Erdogan ha tentato di destreggiarsi in una qualche equidistanza (o distanza) da Israele con cui la Turchia laica aveva instaurato proficui rapporti di collaborazione. Si è gradualmente allontanato dall’Europa (che aveva commesso il madornale errore, ancora una volta sull’onda dello sciovinismo francese, di sbarrare  la porta all’ingresso di Ankara nella UE). È rimasto nella NATO, ma non partecipa alla coalizione contro il Califfato se non parzialmente, da quando l’Isis ha commesso un orribile attacco ai civili entro i confini turchi, quasi alla frontiera con la Siria. Ma anche qui, l’aviazione turca martella non le postazioni dell’Isis ma quelle dei curdi, nemici storici ma grandi alleati dell’Occidente nel contrasto al Califfato.

Le pulsioni laiche si scontrano con quelle islamiste, in Turchia.
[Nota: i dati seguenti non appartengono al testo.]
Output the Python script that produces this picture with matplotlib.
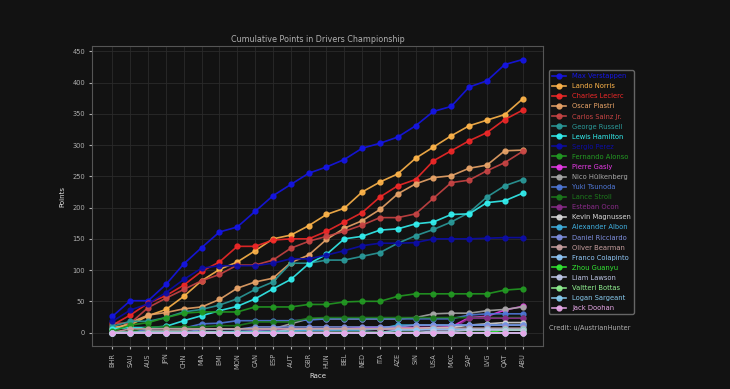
import matplotlib
matplotlib.use("Agg")
import matplotlib.pyplot as plt

races = ["BHR", "SAU", "AUS", "JPN", "CHN", "MIA", "EMI", "MON", "CAN", "ESP", "AUT", "GBR",
         "HUN", "BEL", "NED", "ITA", "AZE", "SIN", "USA", "MXC", "SAP", "LVG", "QAT", "ABU"]

verstappen = [26, 51, 51, 77, 110, 136, 161, 169, 194, 219, 237, 255, 265, 277, 295, 303, 313, 331, 354, 362, 393, 403, 429, 437]
norris     = [8, 12, 27, 37, 58, 83, 101, 113, 131, 150, 156, 171, 189, 199, 225, 241, 254, 279, 297, 315, 331, 340, 349, 374]
leclerc    = [12, 28, 47, 59, 76, 98, 113, 138, 138, 148, 150, 150, 162, 177, 192, 217, 235, 245, 275, 291, 307, 320, 341, 356]
piastri    = [4, 16, 28, 32, 38, 41, 53, 71, 81, 87, 112, 124, 149, 167, 179, 197, 222, 238, 248, 251, 263, 268, 291, 292]
sainz      = [15, 15, 40, 55, 69, 83, 93, 108, 108, 116, 135, 146, 154, 162, 172, 184, 184, 190, 215, 240, 244, 259, 272, 290]
russell    = [10, 18, 18, 24, 33, 37, 44, 54, 69, 81, 111, 111, 116, 116, 122, 128, 143, 155, 165, 177, 192, 217, 235, 245]
hamilton   = [6, 8, 8, 10, 19, 27, 35, 42, 54, 70, 85, 110, 125, 150, 154, 164, 166, 174, 177, 189, 190, 208, 211, 223]
perez      = [18, 36, 46, 64, 85, 103, 107, 107, 107, 111, 118, 118, 124, 131, 139, 143, 143, 144, 150, 150, 150, 151, 152, 152]
alonso     = [2, 12, 16, 24, 31, 33, 33, 33, 41, 41, 41, 45, 45, 49, 50, 50, 58, 62, 62, 62, 62, 62, 68, 70]
gasly      = [0, 0, 0, 0, 0, 0, 0, 1, 3, 6, 6, 6, 6, 6, 8, 8, 8, 8, 8, 9, 24, 26, 36, 42]
hulkenberg = [0, 1, 3, 3, 4, 6, 6, 6, 6, 6, 14, 22, 22, 22, 22, 22, 22, 24, 30, 31, 31, 35, 37, 41]
tsunoda    = [0, 0, 6, 7, 7, 14, 15, 19, 19, 19, 19, 20, 22, 22, 22, 22, 22, 22, 22, 22, 28, 30, 30, 30]
stroll     = [1, 1, 9, 9, 9, 9, 11, 11, 17, 17, 17, 23, 24, 24, 24, 24, 24, 24, 24, 24, 24, 24, 24, 24]
ocon       = [0, 0, 0, 0, 0, 0, 0, 0, 1, 3, 3, 3, 3, 5, 5, 5, 5, 5, 5, 5, 23, 23, 23, 23]
magnussen  = [0, 0, 1, 1, 1, 1, 1, 1, 1, 1, 5, 5, 5, 5, 5, 6, 6, 6, 8, 8, 12, 14, 16, 16]
albon      = [0, 0, 0, 0, 0, 0, 0, 2, 2, 2, 2, 4, 4, 4, 4, 6, 12, 12, 12, 12, 12, 12, 12, 12]
ricciardo  = [0, 0, 0, 0, 0, 5, 5, 5, 9, 9, 9, 9, 9, 9, 9, 9, 9, 12, 12, 12, 12, 12, 12, 12]
bearman    = [0, 6, 6, 6, 6, 6, 6, 6, 6, 6, 6, 6, 6, 6, 6, 6, 7, 7, 7, 7, 7, 7, 7, 7]
colapinto  = [0, 0, 0, 0, 0, 0, 0, 0, 0, 0, 0, 0, 0, 0, 0, 0, 4, 4, 5, 5, 5, 5, 5, 5]
zhou       = [0, 0, 0, 0, 0, 0, 0, 0, 0, 0, 0, 0, 0, 0, 0, 0, 0, 0, 0, 0, 0, 0, 4, 4]
lawson     = [0, 0, 0, 0, 0, 0, 0, 0, 0, 0, 0, 0, 0, 0, 0, 0, 0, 0, 2, 2, 4, 4, 4, 4]
bottas     = [0] * 24
sargeant   = [0] * 24
doohan     = [0] * 24

drivers = [
    ("Max Verstappen",    verstappen, "#1515e6"),
    ("Lando Norris",      norris,     "#ffb54a"),
    ("Charles Leclerc",   leclerc,    "#f02828"),
    ("Oscar Piastri",     piastri,    "#e9a468"),
    ("Carlos Sainz Jr.",  sainz,      "#c84444"),
    ("George Russell",    russell,    "#2a9a9a"),
    ("Lewis Hamilton",    hamilton,   "#33f0f0"),
    ("Sergio Perez",      perez,      "#0c0ca8"),
    ("Fernando Alonso",   alonso,     "#229a22"),
    ("Pierre Gasly",      gasly,      "#e83ae8"),
    ("Nico Hülkenberg",   hulkenberg, "#a8a8a8"),
    ("Yuki Tsunoda",      tsunoda,    "#4f78d8"),
    ("Lance Stroll",      stroll,     "#1c7a1c"),
    ("Esteban Ocon",      ocon,       "#8a2a8a"),
    ("Kevin Magnussen",   magnussen,  "#d8d8d8"),
    ("Alexander Albon",   albon,      "#40b0e0"),
    ("Daniel Ricciardo",  ricciardo,  "#7f90e0"),
    ("Oliver Bearman",    bearman,    "#c8a0a0"),
    ("Franco Colapinto",  colapinto,  "#90c8f8"),
    ("Zhou Guanyu",       zhou,       "#33e833"),
    ("Liam Lawson",       lawson,     "#c0c8e8"),
    ("Valtteri Bottas",   bottas,     "#90f090"),
    ("Logan Sargeant",    sargeant,   "#88ccf0"),
    ("Jack Doohan",       doohan,     "#e8a8e8"),
]

BG = "#121212"
TXT = "#b0b0b0"

fig = plt.figure(figsize=(7.3, 3.89), dpi=100)
fig.patch.set_facecolor(BG)
ax = fig.add_axes([0.126, 0.11, 0.618, 0.772])
ax.set_facecolor(BG)

x = list(range(len(races)))
for name, pts, color in drivers:
    ax.plot(x, pts, color=color, marker="o", markersize=3.5, linewidth=1.2,
            alpha=0.9, label=name)

ax.set_xticks(x)
ax.set_xticklabels(races, rotation=90)
ax.set_yticks(range(0, 451, 50))
ax.tick_params(colors=TXT, labelsize=4.8, length=2.5, pad=2.5)
for spine in ax.spines.values():
    spine.set_edgecolor("#555555")
ax.grid(True, color="#2a2a2a", linewidth=0.6)
ax.set_axisbelow(True)
ax.set_xlabel("Race", color="#e0e0e0", fontsize=5, labelpad=3)
ax.set_ylabel("Points", color="#e0e0e0", fontsize=5, labelpad=5)
ax.set_title("Cumulative Points in Drivers Championship", color=TXT, fontsize=5.8, pad=3)

leg = ax.legend(loc="center left", bbox_to_anchor=(1.005, 0.513), fontsize=4.9,
                facecolor=BG, edgecolor="#666666", framealpha=1.0,
                handlelength=2.2, labelspacing=0.6, borderpad=0.4)
for text, (_, _, color) in zip(leg.get_texts(), drivers):
    text.set_color(color)

fig.text(0.752, 0.152, "Credit: u/AustrianHunter", color=TXT, fontsize=4.8)

fig.savefig("out.png", dpi=100, facecolor=BG)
Si diffonde la sfiducia nei confronti del regime, la diffidenza che ha ingenerato perfino sospetti sulle responsabilità governative negli attentati. E i curdi moderati, che si sono forgiati un partito che pesa potenzialmente per oltre il 10 per cento, si ritrovano oggi a dover gestire il rapporto con un regime che bombarda i fratelli curdi in Siria.

Nel frattempo, sulla libera stampa si abbatte il maglio della repressione, con giornalisti incarcerati per un tweet e fogli d’opposizione che stentano a restare in vita. Erdogan si sta avvitando, tanto più che nelle ultime elezioni ha perso consensi, e che i curdi da cui si aspettava un aiuto hanno chiaramente optato per votargli contro. Erdogan è un leone ferito, che lotta per mantenere lo scettro di un Paese dalle tante anime. Capita inoltre che questo Paese, così instabile oggi, sia un pilastro necessario della stabilità dell’intero Medio Oriente e del Mediterraneo.

In sintesi: il primo errore l’ha commesso l’Europa a isolare la Turchia e disarmare così il principale a-tout dei laici, il pieno ingresso in Europa. Il secondo grande errore l’ha commesso Erdogan nel momento in cui ha manifestato tutto il suo attaccamento al potere e la determinazione a non lasciarlo mai più. E se pensiamo che la Turchia è, dovrebbe essere, un baluardo rispetto allo tsunami islamista dell’Isis, è giusto che ci tremino le vene nei polsi.

Una Turchia fragile e dilaniata da lotte intestine è il peggio che possa capitare oggi, nel martoriato scacchiere mediorientale. E né gli Stati Uniti fautori con Obama della politica del disimpegno spacciato per guida dalle retrovie, né un’Europa dalle tante teste ma senza cervello, potranno soccorrere i cugini turchi che si avviano, forse inesorabilmente, verso lo scontro fratricida.